Over time, N&W became famous for manufacturing steam locomotives in-house. Its reputation for excellence in steam power engineering was largely solidified by the company’s shops in Roanoke. Here, a workforce of thousands labored over the A, J, and Y6 locomotives, which remained the most advanced and efficient locomotives for much of the 20th century. Forming the industrial heart of Roanoke, the N&W shops designed, built, and maintained locomotives until 1953, long after diesel-electric had emerged as the motive power of choice for most North American railroads. In the 1960s, the N&W became the last major railroad in the United States to convert from steam to diesel power.

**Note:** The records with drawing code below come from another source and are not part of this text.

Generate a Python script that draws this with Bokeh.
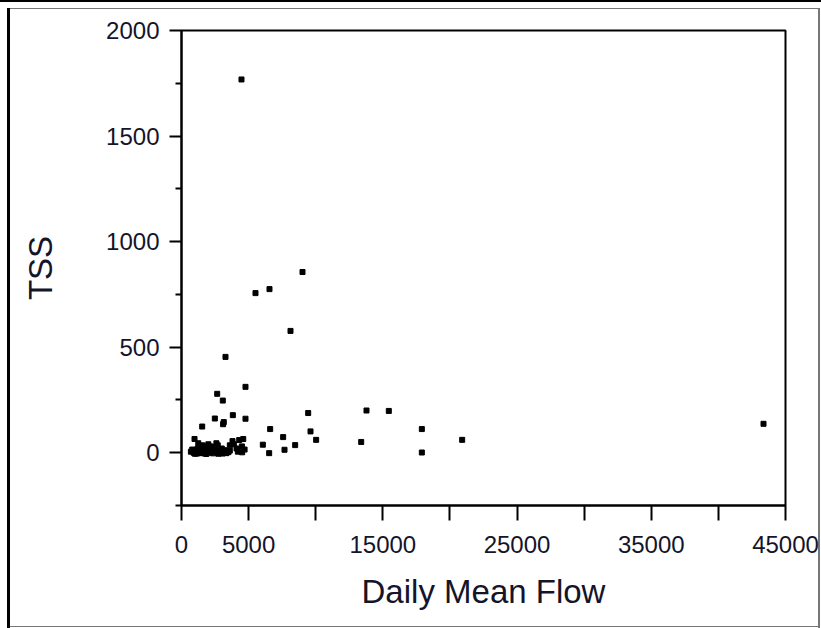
from bokeh.plotting import figure
from bokeh.models import Range1d, FixedTicker, ColumnDataSource
from bokeh.embed import file_html
from bokeh.resources import INLINE

# --- data (Daily Mean Flow vs TSS) ---
flow = [4470, 5513, 6556, 9015, 8121, 3278, 4768, 2660, 3077, 1542, 2484,
        3825, 3150, 3100, 4768, 9438, 13783, 15445, 17906, 17906, 20912,
        6606, 9611, 10032, 7573, 13388, 8468, 7674, 6531, 6060, 4520, 970,
        43362,
        700, 900, 1000, 1100, 1200, 1300, 1400, 1500, 1600, 1700, 1800, 1900,
        2000, 2100, 2200, 2300, 2400, 2500, 2600, 2700, 2800, 2900, 3000,
        3100, 3200, 3300, 3400, 3500, 3600, 1250, 1550, 2200, 2600, 800,
        1000, 1700, 2000, 3800, 3900, 4100, 4300, 4500, 4600, 4700, 3600,
        4200, 1150, 1450, 1850, 2350, 2750, 3050, 3350]
tss = [1768, 756, 775, 856, 577, 454, 312, 279, 247, 124, 162,
       178, 145, 135, 161, 188, 200, 198, 112, 1, 61,
       112, 101, 61, 74, 51, 36, 14, -2, 38, 2, 65,
       137,
       5, 0, 10, 3, 20, 8, 0, 15, 5, 30, 2, 12,
       40, 0, 8, 25, 5, 15, 3, 35, 10, 0, 20,
       5, 12, 2, 8, 3, 10, 45, 35, 30, 45, 15,
       -5, -3, 18, 55, 40, 20, 60, 30, 65, 15, 35,
       5, -4, -2, -6, -3, -5, -4, -2]

x_ticks = [0, 5000, 10000, 15000, 20000, 25000, 30000, 35000, 40000, 45000]
x_hidden = [10000, 20000, 30000, 40000]
y_ticks = [0, 500, 1000, 1500, 2000]
y_minor = [-250, 250, 750, 1250, 1750]

TXT = "#14142a"

p = figure(width=821, height=628, output_backend="svg", toolbar_location=None,
           x_range=Range1d(0, 45000), y_range=Range1d(-250, 2000),
           frame_width=604, frame_height=475,
           min_border_left=181, min_border_right=36,
           min_border_top=30, min_border_bottom=123)
p.background_fill_color = "white"
p.border_fill_alpha = 0
p.grid.visible = False
p.outline_line_color = "black"
p.outline_line_width = 2

# outer window frame (painted behind the transparent canvas border)
p.styles = {
    "background-color": "white",
    "background-image": ", ".join(["linear-gradient(#000,#000)"] * 2 +
                                  ["linear-gradient(#777,#777)"] * 3),
    "background-size": "821px 2px, 3px 620px, 811px 1px, 2px 620px, 811px 1px",
    "background-position": "0px 0px, 7px 8px, 8px 8px, 818px 8px, 8px 626px",
    "background-repeat": "no-repeat",
}

src = ColumnDataSource(dict(x=flow, y=tss))
p.scatter("x", "y", source=src, marker="square", size=5,
          fill_color="black", line_color="black")

xa = p.xaxis[0]
xa.ticker = FixedTicker(ticks=x_ticks)
xa.major_label_overrides = {t: "" for t in x_hidden}
xa.axis_label = "Daily Mean Flow"
xa.major_tick_out = 15
xa.major_tick_in = 0
xa.minor_tick_out = 0
xa.minor_tick_in = 0
xa.axis_line_width = 2
xa.major_tick_line_width = 2
xa.major_label_standoff = 15
xa.axis_label_standoff = 17

ya = p.yaxis[0]
ya.ticker = FixedTicker(ticks=y_ticks, minor_ticks=y_minor)
ya.axis_label = "TSS"
ya.major_tick_out = 12
ya.major_tick_in = 0
ya.minor_tick_out = 6
ya.minor_tick_in = 0
ya.axis_line_width = 2
ya.major_tick_line_width = 2
ya.minor_tick_line_width = 2
ya.major_label_standoff = 10
ya.axis_label_standoff = 44

for ax in (xa, ya):
    ax.major_label_text_font = "Liberation Sans"
    ax.major_label_text_font_size = "24px"
    ax.major_label_text_color = TXT
    ax.axis_label_text_font = "Liberation Sans"
    ax.axis_label_text_font_size = "33px"
    ax.axis_label_text_font_style = "normal"
    ax.axis_label_text_color = TXT
    ax.axis_line_color = "black"
    ax.major_tick_line_color = "black"
    ax.minor_tick_line_color = "black"

open("out.html", "w").write(file_html(p, INLINE))
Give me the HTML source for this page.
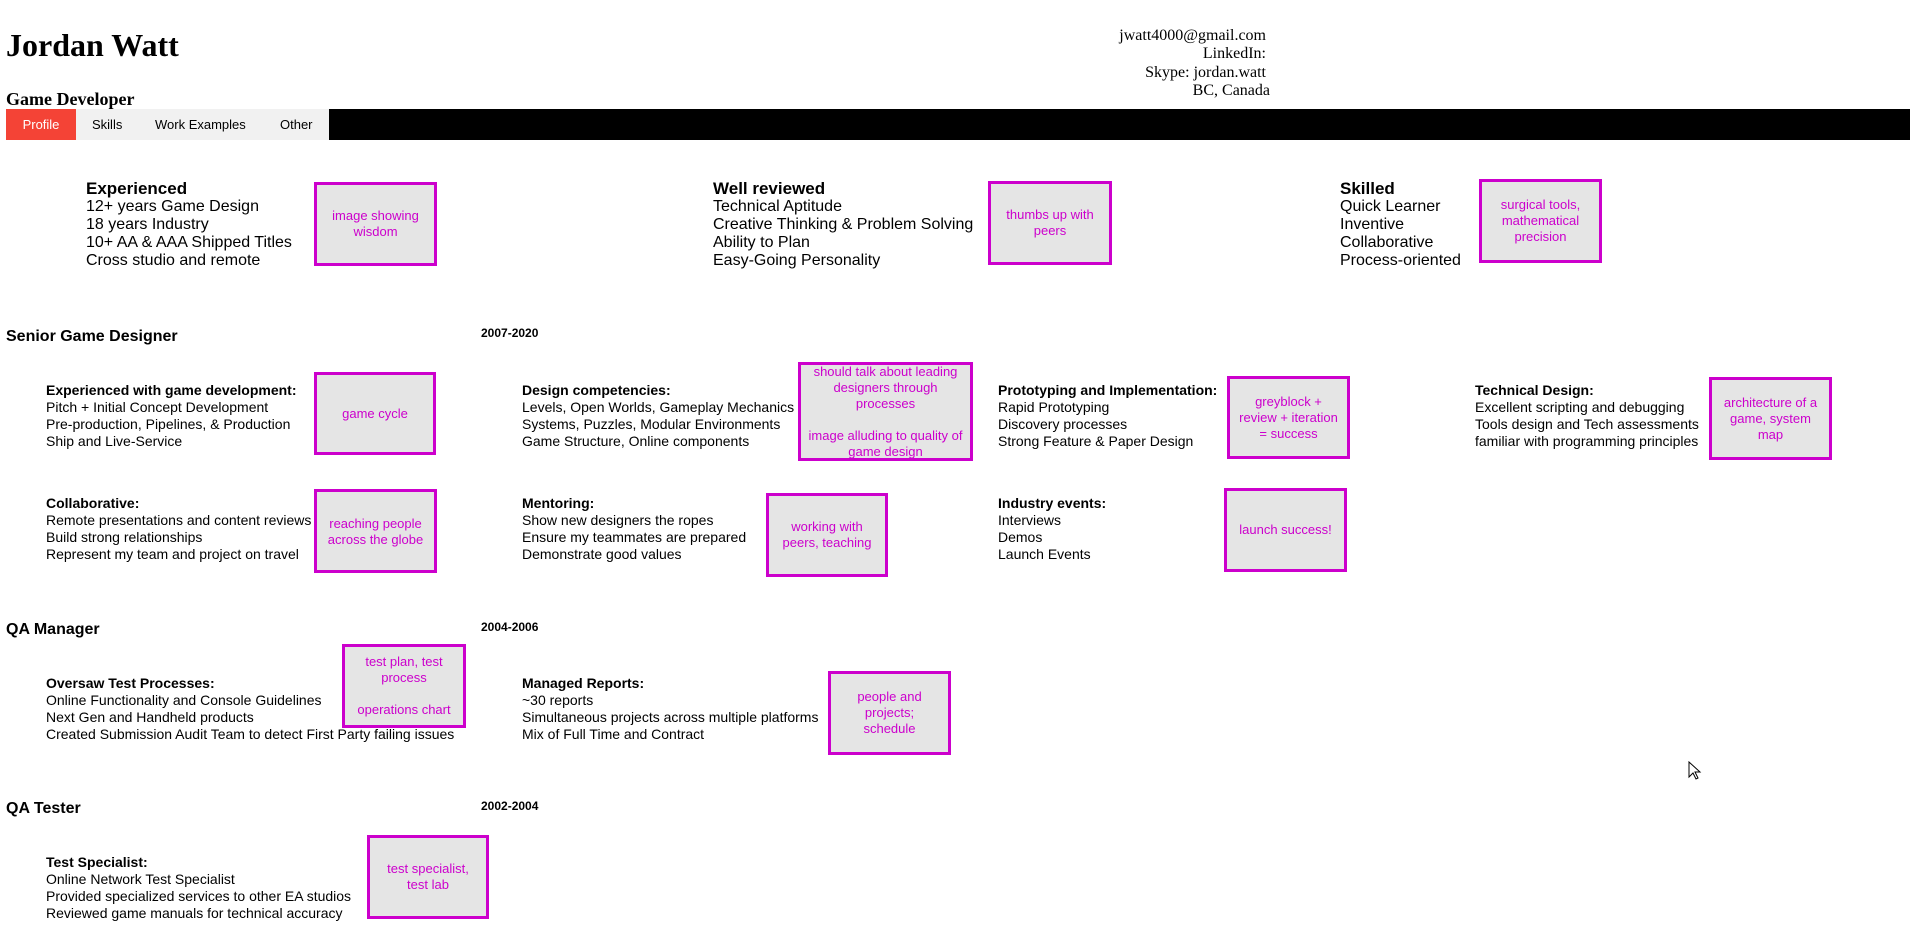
<!DOCTYPE html>
<html><head><meta charset="utf-8"><style>
*{margin:0;padding:0;box-sizing:border-box}
body{width:1910px;height:943px;position:relative;background:#fff;overflow:hidden;font-family:"Liberation Sans",Arial,sans-serif;color:#000}
.a{position:absolute;white-space:nowrap}
.serif{font-family:"Liberation Serif","Times New Roman",serif}
.box{position:absolute;border:3px solid #cc00cc;background:#e5e5e5;color:#cc00cc;font-size:13px;line-height:16px;display:flex;align-items:center;justify-content:center;text-align:center;padding:0 3px}
.it{position:absolute;font-size:14px;line-height:17px;white-space:nowrap}
.it b{display:block}
.top{position:absolute;font-size:16px;line-height:18px;white-space:nowrap}
.top b{font-size:17px;display:block}
.sec{position:absolute;font-size:16px;font-weight:bold;line-height:18px}
.dt{position:absolute;font-size:12px;font-weight:bold;line-height:14px}
</style></head><body>
<div class="a serif" style="left:6px;top:26px;font-size:32px;font-weight:bold;line-height:38px">Jordan Watt</div>
<div class="a serif" style="left:6px;top:88px;font-size:18px;font-weight:bold;line-height:22px">Game Developer</div>
<div class="a serif" style="right:640px;top:27px;font-size:16px;line-height:18.3px;text-align:right">jwatt4000@gmail.com&nbsp;<br>LinkedIn:&nbsp;<br>Skype: jordan.watt&nbsp;<br>BC, Canada</div>
<div style="position:absolute;left:6px;top:109px;width:1904px;height:31px;background:#000"></div>
<div style="position:absolute;left:6px;top:109px;width:323px;height:31px;background:#f1f1f1"></div>
<div style="position:absolute;left:6px;top:109px;width:70px;height:31px;background:#f44336"></div>
<div class="a" style="left:6px;top:109px;width:70px;line-height:31px;font-size:13px;color:#fff;text-align:center">Profile</div>
<div class="a" style="left:92px;top:109px;line-height:31px;font-size:13px">Skills</div>
<div class="a" style="left:155px;top:109px;line-height:31px;font-size:13px">Work Examples</div>
<div class="a" style="left:280px;top:109px;line-height:31px;font-size:13px">Other</div>

<div class="top" style="left:86px;top:180px"><b>Experienced</b>12+ years Game Design<br>18 years Industry<br>10+ AA &amp; AAA Shipped Titles<br>Cross studio and remote</div>
<div class="box" style="left:314px;top:182px;width:123px;height:84px">image showing<br>wisdom</div>
<div class="top" style="left:713px;top:180px"><b>Well reviewed</b>Technical Aptitude<br>Creative Thinking &amp; Problem Solving<br>Ability to Plan<br>Easy-Going Personality</div>
<div class="box" style="left:988px;top:181px;width:124px;height:84px">thumbs up with<br>peers</div>
<div class="top" style="left:1340px;top:180px"><b>Skilled</b>Quick Learner<br>Inventive<br>Collaborative<br>Process-oriented</div>
<div class="box" style="left:1479px;top:179px;width:123px;height:84px">surgical tools,<br>mathematical<br>precision</div>

<div class="sec" style="left:6px;top:328px">Senior Game Designer</div>
<div class="dt" style="left:481px;top:326px">2007-2020</div>
<div class="it" style="left:46px;top:382px"><b>Experienced with game development:</b>Pitch + Initial Concept Development<br>Pre-production, Pipelines, &amp; Production<br>Ship and Live-Service</div>
<div class="box" style="left:314px;top:372px;width:122px;height:83px">game cycle</div>
<div class="it" style="left:522px;top:382px"><b>Design competencies:</b>Levels, Open Worlds, Gameplay Mechanics<br>Systems, Puzzles, Modular Environments<br>Game Structure, Online components</div>
<div class="box" style="left:798px;top:362px;width:175px;height:99px">should talk about leading designers through processes<br><br>image alluding to quality of game design</div>
<div class="it" style="left:998px;top:382px"><b>Prototyping and Implementation:</b>Rapid Prototyping<br>Discovery processes<br>Strong Feature &amp; Paper Design</div>
<div class="box" style="left:1227px;top:376px;width:123px;height:83px">greyblock +<br>review + iteration<br>= success</div>
<div class="it" style="left:1475px;top:382px"><b>Technical Design:</b>Excellent scripting and debugging<br>Tools design and Tech assessments<br>familiar with programming principles</div>
<div class="box" style="left:1709px;top:377px;width:123px;height:83px">architecture of a<br>game, system<br>map</div>

<div class="it" style="left:46px;top:495px"><b>Collaborative:</b>Remote presentations and content reviews<br>Build strong relationships<br>Represent my team and project on travel</div>
<div class="box" style="left:314px;top:489px;width:123px;height:84px;align-items:flex-start;padding-top:24px">reaching people<br>across the globe</div>
<div class="it" style="left:522px;top:495px"><b>Mentoring:</b>Show new designers the ropes<br>Ensure my teammates are prepared<br>Demonstrate good values</div>
<div class="box" style="left:766px;top:493px;width:122px;height:84px">working with<br>peers, teaching</div>
<div class="it" style="left:998px;top:495px"><b>Industry events:</b>Interviews<br>Demos<br>Launch Events</div>
<div class="box" style="left:1224px;top:488px;width:123px;height:84px">launch success!</div>

<div class="sec" style="left:6px;top:621px">QA Manager</div>
<div class="dt" style="left:481px;top:620px">2004-2006</div>
<div class="it" style="left:46px;top:675px"><b>Oversaw Test Processes:</b>Online Functionality and Console Guidelines<br>Next Gen and Handheld products<br>Created Submission Audit Team to detect First Party failing issues</div>
<div class="box" style="left:342px;top:644px;width:124px;height:84px">test plan, test<br>process<br><br>operations chart</div>
<div class="it" style="left:522px;top:675px"><b>Managed Reports:</b>~30 reports<br>Simultaneous projects across multiple platforms<br>Mix of Full Time and Contract</div>
<div class="box" style="left:828px;top:671px;width:123px;height:84px">people and<br>projects;<br>schedule</div>

<div class="sec" style="left:6px;top:800px">QA Tester</div>
<div class="dt" style="left:481px;top:799px">2002-2004</div>
<div class="it" style="left:46px;top:854px"><b>Test Specialist:</b>Online Network Test Specialist<br>Provided specialized services to other EA studios<br>Reviewed game manuals for technical accuracy</div>
<div class="box" style="left:367px;top:835px;width:122px;height:84px">test specialist,<br>test lab</div>

<svg style="position:absolute;left:1688px;top:761px" width="14" height="20" viewBox="0 0 14 20"><path d="M1 1 L1 16 L5 12 L8 18 L10 17 L7 11 L12 11 Z" fill="#fff" stroke="#000" stroke-width="1"/></svg>
</body></html>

631 Campbell Ave SE, Roanoke, VA, was built in 1925 by Harry Leland Lawson. In point of origin, the building, and its associated landscape, was a one-stop-model T-shop. Taking advantage of the site’s topography and a rail spur located directly behind the warehouse, the Lawsons imported first generation Model T’s to the Roanoke area and its increasing network of roads. Using an oversized freight elevator, workers could maneuver vehicles throughout the building and ultimately unload them directly onto Campbell Ave. The site also housed a mechanic’s garage and a fueling station. The building’s design was utilitarian and focused on the industrial commerce at the heart of Roanoke’s burgeoning industrial economy. Today, the Lawson Building is a Virginia Landmark and is currently listed on the National Register of Historic Places.